The same limitation applies to notes. An automatic tracker can label a block as document editing. It cannot write reviewed the vendor contract and drafted negotiation points, which is the note that gets an invoice approved without a phone call. The context that makes an entry useful lives in your head, not in the activity log.

  • Billable versus non-billable status
  • Which client or engagement the work belongs to
  • Whether speculative work should be charged
  • The client-readable note that explains the hour

Keep a human in the loop before it becomes an invoice

Automatic tracking works best as a draft, not a source of truth. The practical rhythm is to let capture run all day, then spend a few minutes reviewing the suggested entries: confirm the project, set billable status, fix the note, and merge or split blocks that the AI grouped wrong.

This review is short because the raw material is already there. You are editing a draft instead of reconstructing a week from memory, which is faster and far more accurate than either pure automation or pure manual entry.

Passive capture and active timers work better together

Automatic tracking and manual timers are not competitors. Use a timer when you want a clean, deliberate record of focused delivery work you already know is billable. Let passive capture handle everything else: the scattered small tasks, the context switches, and the interruptions that a timer would never catch.

The combination gives you a complete picture. The timer covers the work you plan, and automatic capture covers the work that happens to you. Reviewed together, they close the gap between hours worked and hours logged.

Handle privacy and trust before rolling it out to a team

Passive capture is powerful, which is exactly why it needs clear rules on a team. Employees should know what is recorded, what is not, who can see it, and how the data is used. Automatic tracking presented as a quiet monitoring tool erodes trust faster than it saves time.

Position it as a way to reduce the admin of logging hours, keep the review in the employee's hands, and be explicit that the point is accurate project data, not surveillance. Tracking that people understand is tracking people will actually keep using.
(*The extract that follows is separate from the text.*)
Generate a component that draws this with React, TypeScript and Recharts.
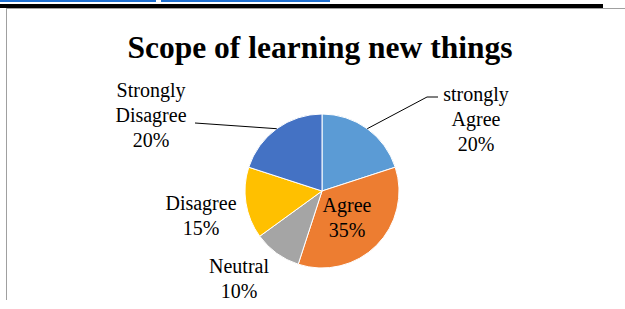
import React from 'react';
import { PieChart, Pie, Cell } from 'recharts';

const categories = ['strongly Agree', 'Agree', 'Neutral', 'Disagree', 'Strongly Disagree'];
const shares = [20, 35, 10, 15, 20];
const COLORS = ['#5B9BD5', '#ED7D31', '#A5A5A5', '#FFC000', '#4472C4'];

const data = categories.map((name, i) => ({ name, value: shares[i] }));

// label placement relative to the pie centre (Excel "best fit" look)
const LABEL_POS: Record<string, { dx: number; dy: number; lines: string[] }> = {
  'strongly Agree': { dx: 154, dy: -90, lines: ['strongly', 'Agree'] },
  Agree: { dx: 25, dy: 21, lines: ['Agree'] },
  Neutral: { dx: -83, dy: 82, lines: ['Neutral'] },
  Disagree: { dx: -121, dy: 19, lines: ['Disagree'] },
  'Strongly Disagree': { dx: -171, dy: -94, lines: ['Strongly', 'Disagree'] },
};

const FONT = "'Liberation Serif', 'Times New Roman', serif";
const RAD = Math.PI / 180;

const renderLabel = (props: any) => {
  const { cx, cy, midAngle, outerRadius, name, percent } = props;
  const pos = LABEL_POS[name];
  if (!pos) return null;
  const x = cx + pos.dx;
  const lines = [...pos.lines, `${Math.round(percent * 100)}%`];
  const ax = cx + outerRadius * Math.cos(-midAngle * RAD);
  const ay = cy + outerRadius * Math.sin(-midAngle * RAD);
  let leader = null;
  if (name === 'strongly Agree') {
    leader = (
      <polyline
        points={`${ax},${ay} ${cx + 105},${cy - 94} ${cx + 116},${cy - 94}`}
        fill="none"
        stroke="#000"
        strokeWidth={1}
      />
    );
  } else if (name === 'Strongly Disagree') {
    leader = <line x1={ax} y1={ay} x2={cx - 127} y2={cy - 68} stroke="#000" strokeWidth={1} />;
  }
  return (
    <g>
      {leader}
      <text x={x} y={cy + pos.dy} textAnchor="middle" fontFamily={FONT} fontSize={20} fill="#000">
        {lines.map((l, i) => (
          <tspan key={i} x={x} dy={i === 0 ? 0 : 25}>
            {l}
          </tspan>
        ))}
      </text>
    </g>
  );
};

export default function App() {
  return (
    <div style={{ position: 'fixed', top: 0, left: 0, width: 625, height: 309, background: '#fff' }}>
      <svg width={625} height={309} style={{ position: 'absolute', top: 0, left: 0 }}>
        <rect x={0} y={0} width={156} height={2} fill="#1F6FCF" />
        <rect x={161} y={0} width={169} height={2} fill="#1F6FCF" />
        <rect x={0} y={4} width={603} height={4} fill="#000" />
        <rect x={6} y={8} width={619} height={1} fill="#A0A0A0" />
        <rect x={6} y={8} width={1} height={292} fill="#A0A0A0" />
        <text x={320} y={58} textAnchor="middle" fontFamily={FONT} fontWeight="bold" fontSize={31.5} fill="#000">
          Scope of learning new things
        </text>
      </svg>
      <div style={{ position: 'absolute', top: 0, left: 0 }}>
        <PieChart width={625} height={309} margin={{ top: 0, right: 0, bottom: 0, left: 0 }}>
          <Pie
            data={data}
            dataKey="value"
            nameKey="name"
            cx={322}
            cy={191}
            outerRadius={77}
            startAngle={90}
            endAngle={-270}
            stroke="#fff"
            strokeWidth={1}
            label={renderLabel}
            labelLine={false}
            isAnimationActive={false}
          >
            {data.map((d, i) => (
              <Cell key={d.name} fill={COLORS[i]} />
            ))}
          </Pie>
        </PieChart>
      </div>
    </div>
  );
}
When automatic time tracking is not worth it

If your work is a small number of long, clearly defined billable blocks for one or two clients, a manual timer may already give you a clean record with no review overhead. Automatic capture would add noise you have to sort through.

Automatic tracking earns its place when your day is fragmented across many clients and task types, when forgotten entries have cost you real billable hours, or when reconstructing the week from memory has become the worst part of invoicing. In those cases the review time is a fraction of the hours it recovers.

Where Zeitio fits

Zeitio helps teams connect tracked hours to clients, projects, tasks, reports, approvals, and invoices so time data becomes useful business context instead of another spreadsheet.

Start with simple time entries, review them weekly, and use the data to improve project planning, billing accuracy, and team workload decisions.

Compare Zeitio pricing or create a workspace to try the workflow.

Further reading

FAQs

What is automatic time tracking?

Automatic time tracking captures a passive record of your working activity, such as the apps, files, and focus time during the day, without you starting a timer. AI tools then group that activity into suggested time entries you review and confirm.

Can AI time tracking replace manual timers?

Not entirely. AI can capture and draft entries, but it cannot reliably decide billable status, the correct client, or the client-readable note. The most accurate setup pairs automatic capture with a short human review before entries become invoices.

Is automatic time tracking accurate for billing?

It is accurate at recording that work happened, but billing accuracy still depends on a person confirming which client and project each block belongs to, setting billable status, and writing a clear note. Review the suggested entries before invoicing.

How should teams introduce automatic time tracking?

Be explicit about what is captured, who can see it, and how the data is used, keep the review in each person's hands, and frame it as a way to reduce logging admin rather than as monitoring. Clear rules keep adoption and trust intact.